Tuesday, October 27, 2015

Travel Diary – Vietnam – Putting Your Best Foot Forward - Chap 1

The day before I left on my trip to Vietnam I went around town looking to buy a new camera. 

As I remembered, Vietnam was filled with colors and sounds and rustling and bustling and hustling crowds, street vendors, and store fronts openly enticing you to enter, and the flow of random masses of street vehicles - trucks, cars, cyclos, motor bikes - dangerously intertwining with each other while competing for limited space on the road with pedestrians.  

Truly a  photographer’s paradise but in the end I felt that a new camera would be a distraction to my visitor experience and so I decided to forgo the purchase. I would rely on my iPhone and make due.

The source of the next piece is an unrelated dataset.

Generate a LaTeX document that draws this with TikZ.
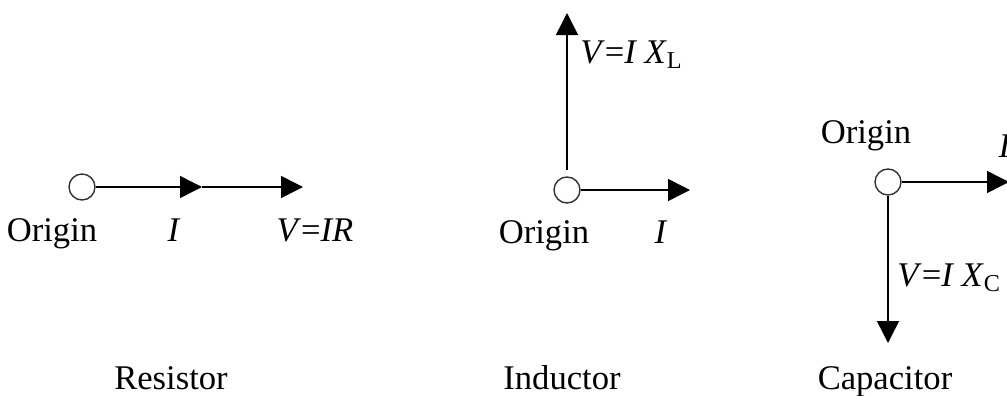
\documentclass[tikz,border=0pt]{standalone}
\usepackage{fontspec}
\setmainfont{Liberation Serif}
\usetikzlibrary{arrows.meta,positioning}

\begin{document}
\begin{tikzpicture}[x=0.5pt,y=-0.5pt,
  font=\fontsize{17.3}{20}\selectfont,
  origin/.style={circle,draw=black!80,line width=0.7pt,minimum size=13pt,inner sep=0pt},
  vec/.style={line width=0.75pt,-{Triangle[length=11pt,width=11pt]}},
  lbl/.style={anchor=base,inner sep=0pt}]
\useasboundingbox (0,0) rectangle (1007,396);
% Resistor
\node[origin] (ro) at (82,187) {};
\coordinate (ri) at (202,187);
\coordinate (rv) at (303,187);
\draw[vec] (ro) -- (ri);
\draw[vec] (ri) -- (rv);
\node[lbl] (rorig) at (52,241) {Origin};
\node[lbl] (rilbl) at (174,241) {\textit{I}};
\node[lbl] (rvlbl) at (315,241) {\textit{V}=\textit{IR}};
\node[lbl] (rname) at (171,389) {Resistor};
% Inductor
\node[origin] (lo) at (567,190) {};
\coordinate (lv) at (567,13);
\coordinate (li) at (690,190);
\draw[vec,shorten <=3pt] (lo) -- (lv);
\draw[vec] (lo) -- (li);
\node[lbl] (lorig) at (544,243) {Origin};
\node[lbl] (lilbl) at (661,243) {\textit{I}};
\node[lbl,anchor=base west] (lvlbl) at (580,63) {\textit{V}=\textit{I X}\textsubscript{L}};
\node[lbl] (lname) at (562,389) {Inductor};
% Capacitor
\node[origin] (co) at (888,182) {};
\coordinate (ci) at (1009,182);
\coordinate (cv) at (888,343);
\draw[vec] (co) -- (ci);
\draw[vec] (co) -- (cv);
\node[lbl] (corig) at (866,143) {Origin};
\node[lbl] (cilbl) at (1005,157) {\textit{I}};
\node[lbl,anchor=base west] (cvlbl) at (897,286) {\textit{V}=\textit{I X}\textsubscript{C}};
\node[lbl] (cname) at (885,389) {Capacitor};
\end{tikzpicture}
\end{document}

The other turmoil in my life was a newly felt injured left foot mostly on the lateral foot pad. Probably as a result of some shoveling strain from the previous two days; I'm embarrassed by my dwindling constitution. Or could it be my gout paying me an unwelcome and very untimely visit. Either way, even after Celebrex and some last minute prednisone I am still hobbling around the airport barely making it to my next gate, sweating and anxiously thwarting the hordes of people obstructing traffic, diving for the last stretch to arrive in time. Maybe yard work was not such a good idea after all. 

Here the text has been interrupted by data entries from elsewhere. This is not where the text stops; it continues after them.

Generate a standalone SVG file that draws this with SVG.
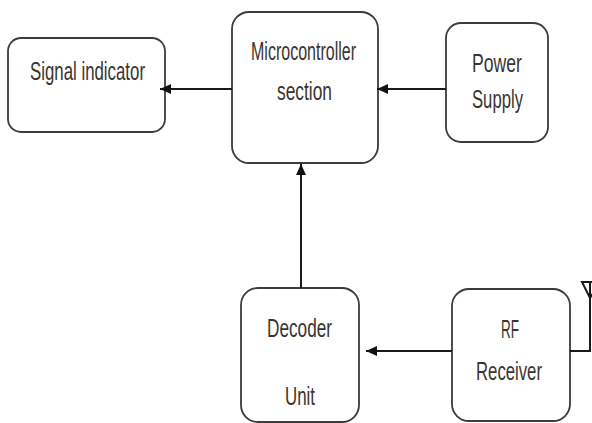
<svg xmlns="http://www.w3.org/2000/svg" width="592" height="423" viewBox="0 0 592 423">
<style>
.box{fill:#fff;stroke:#3c3c3c;stroke-width:1.8}
.lbl{font-family:"Liberation Sans",Arial,sans-serif;font-size:25px;fill:#3a3530}
.con{fill:none;stroke:#1a1a1a;stroke-width:2}
</style>
<defs>
<marker id="ah" markerUnits="userSpaceOnUse" markerWidth="12" markerHeight="12" viewBox="0 0 12 12" refX="11" refY="6" orient="auto">
<path d="M0,1 L11,6 L0,11 Z" fill="#111"/>
</marker>
</defs>
<rect width="592" height="423" fill="#fff"/>
<g id="signal">
<rect class="box" x="8" y="38" width="157" height="94" rx="13"/>
<text class="lbl" x="30" y="80" textLength="115" lengthAdjust="spacingAndGlyphs">Signal indicator</text>
</g>
<g id="micro">
<rect class="box" x="232" y="12" width="146" height="151" rx="17"/>
<text class="lbl" x="251" y="60" textLength="105" lengthAdjust="spacingAndGlyphs">Microcontroller</text>
<text class="lbl" x="277" y="100" textLength="55" lengthAdjust="spacingAndGlyphs">section</text>
</g>
<g id="power">
<rect class="box" x="446" y="23" width="102" height="119" rx="15"/>
<text class="lbl" x="472" y="72" textLength="50" lengthAdjust="spacingAndGlyphs">Power</text>
<text class="lbl" x="472" y="108" textLength="51" lengthAdjust="spacingAndGlyphs">Supply</text>
</g>
<g id="decoder">
<rect class="box" x="241" y="288" width="118" height="134" rx="17"/>
<text class="lbl" x="267" y="337" textLength="65" lengthAdjust="spacingAndGlyphs">Decoder</text>
<text class="lbl" x="285" y="405" textLength="30" lengthAdjust="spacingAndGlyphs">Unit</text>
</g>
<g id="rf">
<rect class="box" x="452" y="289" width="118" height="132" rx="17"/>
<text class="lbl" x="501" y="338" textLength="18" lengthAdjust="spacingAndGlyphs">RF</text>
<text class="lbl" x="476" y="380" textLength="66" lengthAdjust="spacingAndGlyphs">Receiver</text>
</g>
<g id="antenna">
<path class="con" d="M570,351 H590 V282"/>
<path class="con" d="M582,282 H600 L590,298 Z"/>
</g>
<g id="connectors">
<line class="con" x1="232" y1="89" x2="160" y2="89" marker-end="url(#ah)"/>
<line class="con" x1="446" y1="89" x2="377" y2="89" marker-end="url(#ah)"/>
<line class="con" x1="301" y1="288" x2="301" y2="164" marker-end="url(#ah)"/>
<line class="con" x1="452" y1="351" x2="366" y2="351" marker-end="url(#ah)"/>
</g>
</svg>
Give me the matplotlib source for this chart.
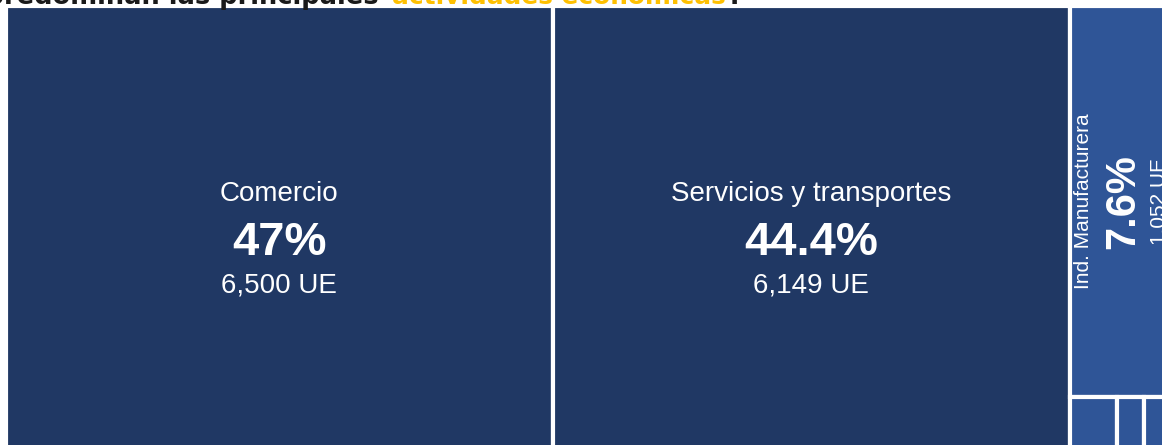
import matplotlib
matplotlib.use('Agg')
import matplotlib.pyplot as plt
from matplotlib.patches import Rectangle

# region Datos

sectores = ['Comercio', 'Servicios y transportes', 'Ind. Manufacturera',
            'Construcción', 'Agropecuario', 'Otros']
unidades = [6500, 6149, 1052, 66, 37, 37]       # unidades económicas (UE)
colores = ['#203864', '#203864', '#2F5597', '#2F5597', '#2F5597', '#2F5597']
con_etiqueta = [True, True, True, False, False, False]

titulo_inicio = '¿En qué sectores predominan las principales '
titulo_color = 'actividades económicas'
titulo_fin = '?'

# endregion

plt.rcParams['font.family'] = ['Liberation Sans', 'DejaVu Sans']

total = sum(unidades)

fig = plt.figure(figsize=(11.62, 4.45), dpi=100)
fig.patch.set_facecolor('white')

# el treemap se recorta por la derecha y por abajo, como en la captura
ax = fig.add_axes([6 / 1162, -4 / 445, 1164 / 1162, 443 / 445])
ax.set_xlim(0, total)
ax.set_ylim(1, 0)
ax.axis('off')

# layout: columnas para los dos sectores grandes, la última columna
# se divide entre Manufactura (arriba) y los sectores chicos (abajo)
resto = sum(unidades[2:])
x0 = 0
cajas = []
for valor in unidades[:2]:
    cajas.append((x0, 0, valor, 1))
    x0 += valor

alto_manu = unidades[2] / resto
cajas.append((x0, 0, resto, alto_manu))

xc = x0
chicos = sum(unidades[3:])
for valor in unidades[3:]:
    ancho = resto * valor / chicos
    cajas.append((xc, alto_manu, ancho, 1 - alto_manu))
    xc += ancho

for (x, y, w, h), color in zip(cajas, colores):
    ax.add_patch(Rectangle((x, y), w, h, facecolor=color, edgecolor='white',
                           linewidth=3, clip_on=False))

# etiquetas
for nombre, valor, (x, y, w, h), etiqueta in zip(sectores, unidades, cajas, con_etiqueta):
    if not etiqueta:
        continue
    pct = valor / total * 100
    texto_pct = f'{pct:.0f}%' if abs(pct - round(pct)) < 0.05 else f'{pct:.1f}%'
    texto_ue = f'{valor:,} UE'
    cx, cy = x + w / 2, y + h / 2

    if w / total * 1164 > h * 443:
        # caja ancha: texto horizontal
        for txt, dy, size, weight in [(nombre, 19, 20, 'normal'),
                                      (texto_pct, -20, 34, 'bold'),
                                      (texto_ue, -46.5, 20, 'normal')]:
            ax.annotate(txt, (cx, cy), xytext=(0, dy), textcoords='offset points',
                        ha='center', va='baseline', color='white',
                        fontsize=size, fontweight=weight, annotation_clip=False)
    else:
        # caja angosta: texto vertical
        for txt, dx, size, weight in [(nombre, -22, 15, 'normal'),
                                      (texto_pct, 10, 30, 'bold'),
                                      (texto_ue, 32, 15, 'normal')]:
            ax.annotate(txt, (cx, cy), xytext=(dx, 0), textcoords='offset points',
                        ha='center', va='baseline', rotation=90,
                        rotation_mode='anchor', color='white',
                        fontsize=size, fontweight=weight, annotation_clip=False)

# título (cortado arriba en la captura, solo se ve la parte baja)
base = 1 - 3.5 / 445
estilo = dict(va='baseline', fontweight='bold', family='DejaVu Sans')
fig.text(388 / 1162, base, titulo_inicio, ha='right', color='#1a1a1a',
         fontsize=18.5, **estilo)
fig.text(392 / 1162, base, titulo_color, ha='left', color='#FFC000',
         fontsize=17.8, **estilo)
fig.text(727 / 1162, base, titulo_fin, ha='left', color='#1a1a1a',
         fontsize=18.5, **estilo)

fig.savefig('out.png', dpi=100)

I was looking forward to my Korean Airline flight to Seoul and then to Hanoi.  On the second level of the 747 in business class the service was impeccable, the food excellent but the seats were a little angled on recline. Not quite the miserable partially reclining variety, but nowhere near the flat lie-down seats that are now common on most carriers like Delta. In the end I was sinking and sliding down the seat over time putting more strain on my already injured foot. 

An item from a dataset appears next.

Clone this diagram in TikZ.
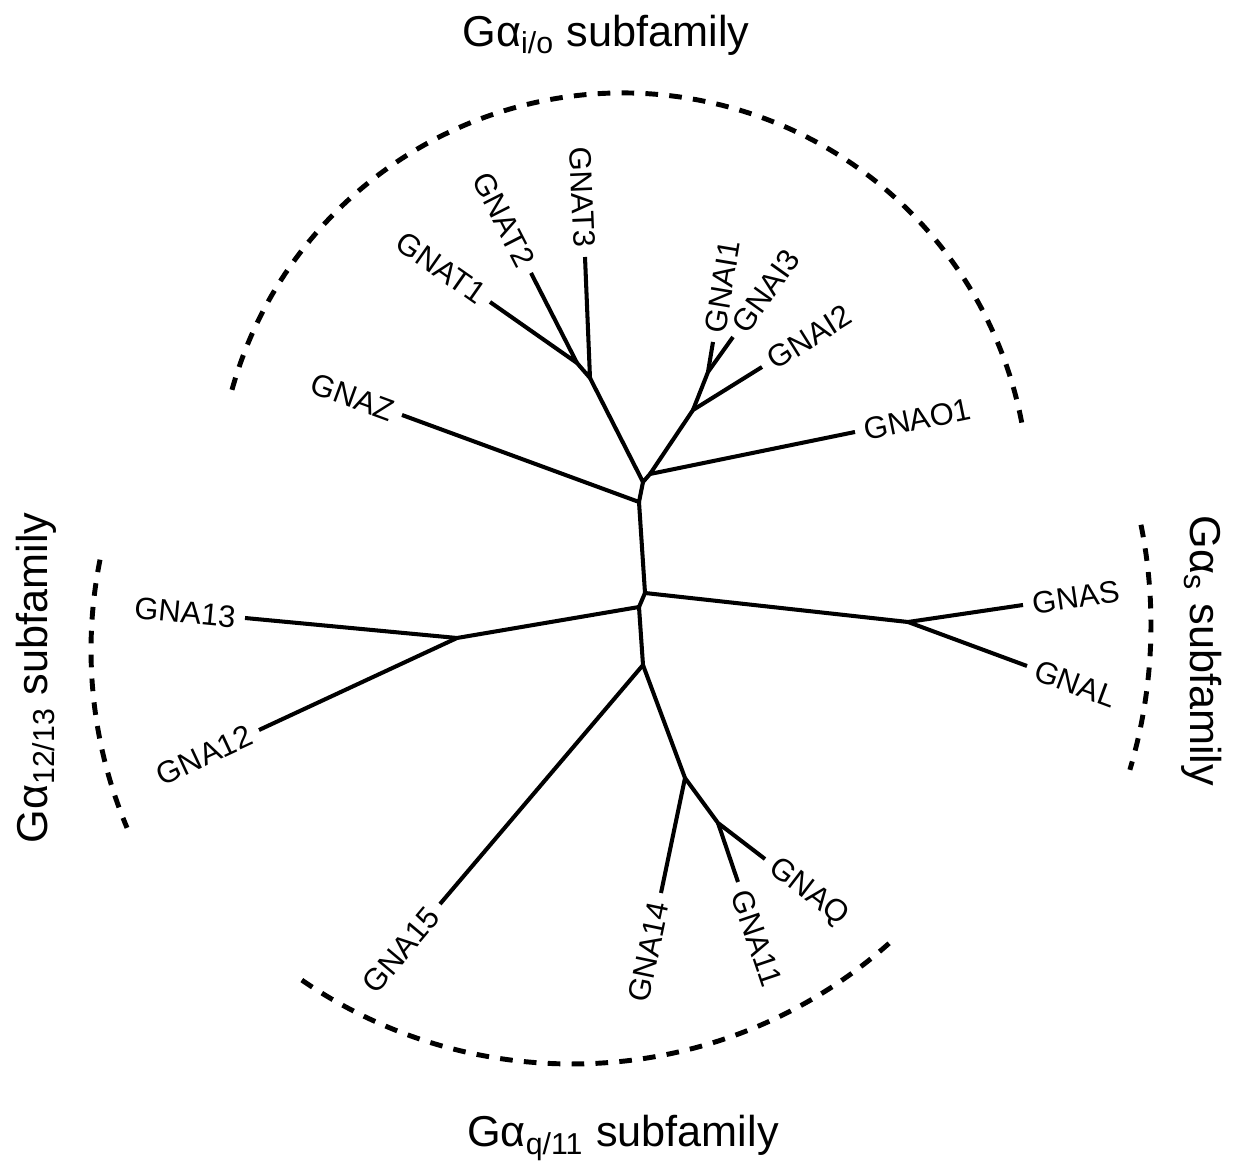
\documentclass[tikz,border=0pt]{standalone}
\usepackage{fontspec}
\setmainfont{Liberation Sans}
\tikzset{
    branch/.style={line width=1.15pt, line join=round}, % the edges of the tree
    clade/.style={line width=1.4pt, dash pattern=on 3.6pt off 3.2pt}, % dashed arcs round each subfamily
    leaf/.style={inner sep=2.5pt, font=\fontsize{8.8}{10}\selectfont}, % gene names at the tips
    family/.style={inner sep=0pt, font=\fontsize{12.3}{14}\selectfont}, % subfamily names
}

\begin{document}
\begin{tikzpicture}
\useasboundingbox (0,0) rectangle (12.38,-11.67);
% inner points of the tree
\coordinate (nA) at (6.43,-4.82);
\coordinate (nB) at (6.50,-4.74);
\coordinate (nT) at (5.90,-3.78);
\coordinate (nT12) at (5.77,-3.63);
\coordinate (nI) at (6.93,-4.10);
\coordinate (nI13) at (7.08,-3.72);
\coordinate (nZ) at (6.39,-5.02);
\coordinate (nS0) at (6.45,-5.93);
\coordinate (nR) at (6.39,-6.07);
\coordinate (nQ0) at (6.43,-6.65);
\coordinate (nS) at (9.08,-6.22);
\coordinate (n1213) at (4.57,-6.38);
\coordinate (nQ) at (6.85,-7.78);
\coordinate (nQ11) at (7.18,-8.23);
% tips
\coordinate (tZ) at (4.02,-4.15);
\coordinate (tT1) at (4.90,-3.02);
\coordinate (tT2) at (5.31,-2.73);
\coordinate (tT3) at (5.85,-2.57);
\coordinate (tI1) at (7.13,-3.42);
\coordinate (tI3) at (7.33,-3.37);
\coordinate (tI2) at (7.62,-3.67);
\coordinate (tO1) at (8.55,-4.32);
\coordinate (tS) at (10.23,-6.05);
\coordinate (tL) at (10.27,-6.66);
\coordinate (t13) at (2.45,-6.18);
\coordinate (t12) at (2.59,-7.30);
\coordinate (t15) at (4.40,-9.04);
\coordinate (t14) at (6.61,-8.93);
\coordinate (t11) at (7.38,-8.82);
\coordinate (tQ) at (7.65,-8.59);

% gene names
\node[leaf, anchor=east, rotate=-20.2] (gnaz) at (tZ) {GNAZ};
\node[leaf, anchor=east, rotate=-35] (gnat1) at (tT1) {GNAT1};
\node[leaf, anchor=east, rotate=-63] (gnat2) at (tT2) {GNAT2};
\node[leaf, anchor=east, rotate=-87.6] (gnat3) at (tT3) {GNAT3};
\node[leaf, anchor=west, rotate=80.5] (gnai1) at (tI1) {GNAI1};
\node[leaf, anchor=west, rotate=54.5] (gnai3) at (tI3) {GNAI3};
\node[leaf, anchor=west, rotate=32] (gnai2) at (tI2) {GNAI2};
\node[leaf, anchor=west, rotate=11.6] (gnao1) at (tO1) {GNAO1};
\node[leaf, anchor=west, rotate=8.4] (gnas) at (tS) {GNAS};
\node[leaf, anchor=west, rotate=-20.3] (gnal) at (tL) {GNAL};
\node[leaf, anchor=west, rotate=-37.5] (gnaq) at (tQ) {GNAQ};
\node[leaf, anchor=west, rotate=-71.3] (gna11) at (t11) {GNA11};
\node[leaf, anchor=east, rotate=78.2] (gna14) at (t14) {GNA14};
\node[leaf, anchor=east, rotate=50] (gna15) at (t15) {GNA15};
\node[leaf, anchor=east, rotate=-5.4] (gna13) at (t13) {GNA13};
\node[leaf, anchor=east, rotate=25] (gna12) at (t12) {GNA12};

% branches
\draw[branch] (tT1) -- (nT12) -- (tT2);
\draw[branch] (nT12) -- (nT) -- (tT3);
\draw[branch] (nT) -- (nA) -- (nB) -- (tO1);
\draw[branch] (nB) -- (nI) -- (tI2);
\draw[branch] (nI) -- (nI13) -- (tI1);
\draw[branch] (nI13) -- (tI3);
\draw[branch] (nA) -- (nZ) -- (tZ);
\draw[branch] (nZ) -- (nS0) -- (nS) -- (tS);
\draw[branch] (nS) -- (tL);
\draw[branch] (nS0) -- (nR) -- (n1213) -- (t13);
\draw[branch] (n1213) -- (t12);
\draw[branch] (nR) -- (nQ0) -- (t15);
\draw[branch] (nQ0) -- (nQ) -- (t14);
\draw[branch] (nQ) -- (nQ11) -- (tQ);
\draw[branch] (nQ11) -- (t11);

% dashed arcs
\coordinate (cIO) at (6.23,-4.99);
\draw[clade] (cIO) ++(164.4:4.06) arc[start angle=164.4, end angle=10.5, radius=4.06];
\coordinate (cQ) at (5.72,-5.87);
\draw[clade] (cQ) ++(235.5:4.77) arc[start angle=235.5, end angle=312.6, radius=4.77];
\coordinate (cS) at (6.44,-6.25);
\draw[clade] (cS) ++(11.4:5.07) arc[start angle=11.4, end angle=-16.6, radius=5.07];
\coordinate (cRho) at (5.48,-6.50);
\draw[clade] (cRho) ++(168.6:4.57) arc[start angle=168.6, end angle=202.9, radius=4.57];

% subfamily names
\node[family] (fio) at (6.06,-0.35) {Gα\textsubscript{i/o} subfamily};
\node[family] (fq) at (6.23,-11.38) {Gα\textsubscript{q/11} subfamily};
\node[family, rotate=-90] (fs) at (12.02,-6.51) {Gα\textsubscript{s} subfamily};
\node[family, rotate=90] (f1213) at (0.36,-6.78) {Gα\textsubscript{12/13} subfamily};
\end{tikzpicture}
\end{document}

 Korean airline flight attendants must come from Mormon families. They could not look so similar without such a strong dose of genetic concordance. They looked all in their 20’s, wore soft white and turquoise outfits, were tall and had nice slim figures, with hairdos that matched, and with impeccable manners.  Everything was almost too perfect. If anything they looked android and robotic in their demeanor and service.  A far cry from American business class flight attendants who are usually the most senior, markedly older, not quite as fit or slim.  But they are still quite acceptable considering everything. Certainly they have more personality, but I guess you can't have everything. 

Writing this first installment on my flight to Hanoi.  Writing will be a chore because I didn’t take my laptop, worrying about theft and not willing to risk all that it possesses inside its hard disk.  The iPad I took was old and feeble like its owner but it would not be a great loss if stolen so long as I can posthumously delete its content with the find my iPhone app.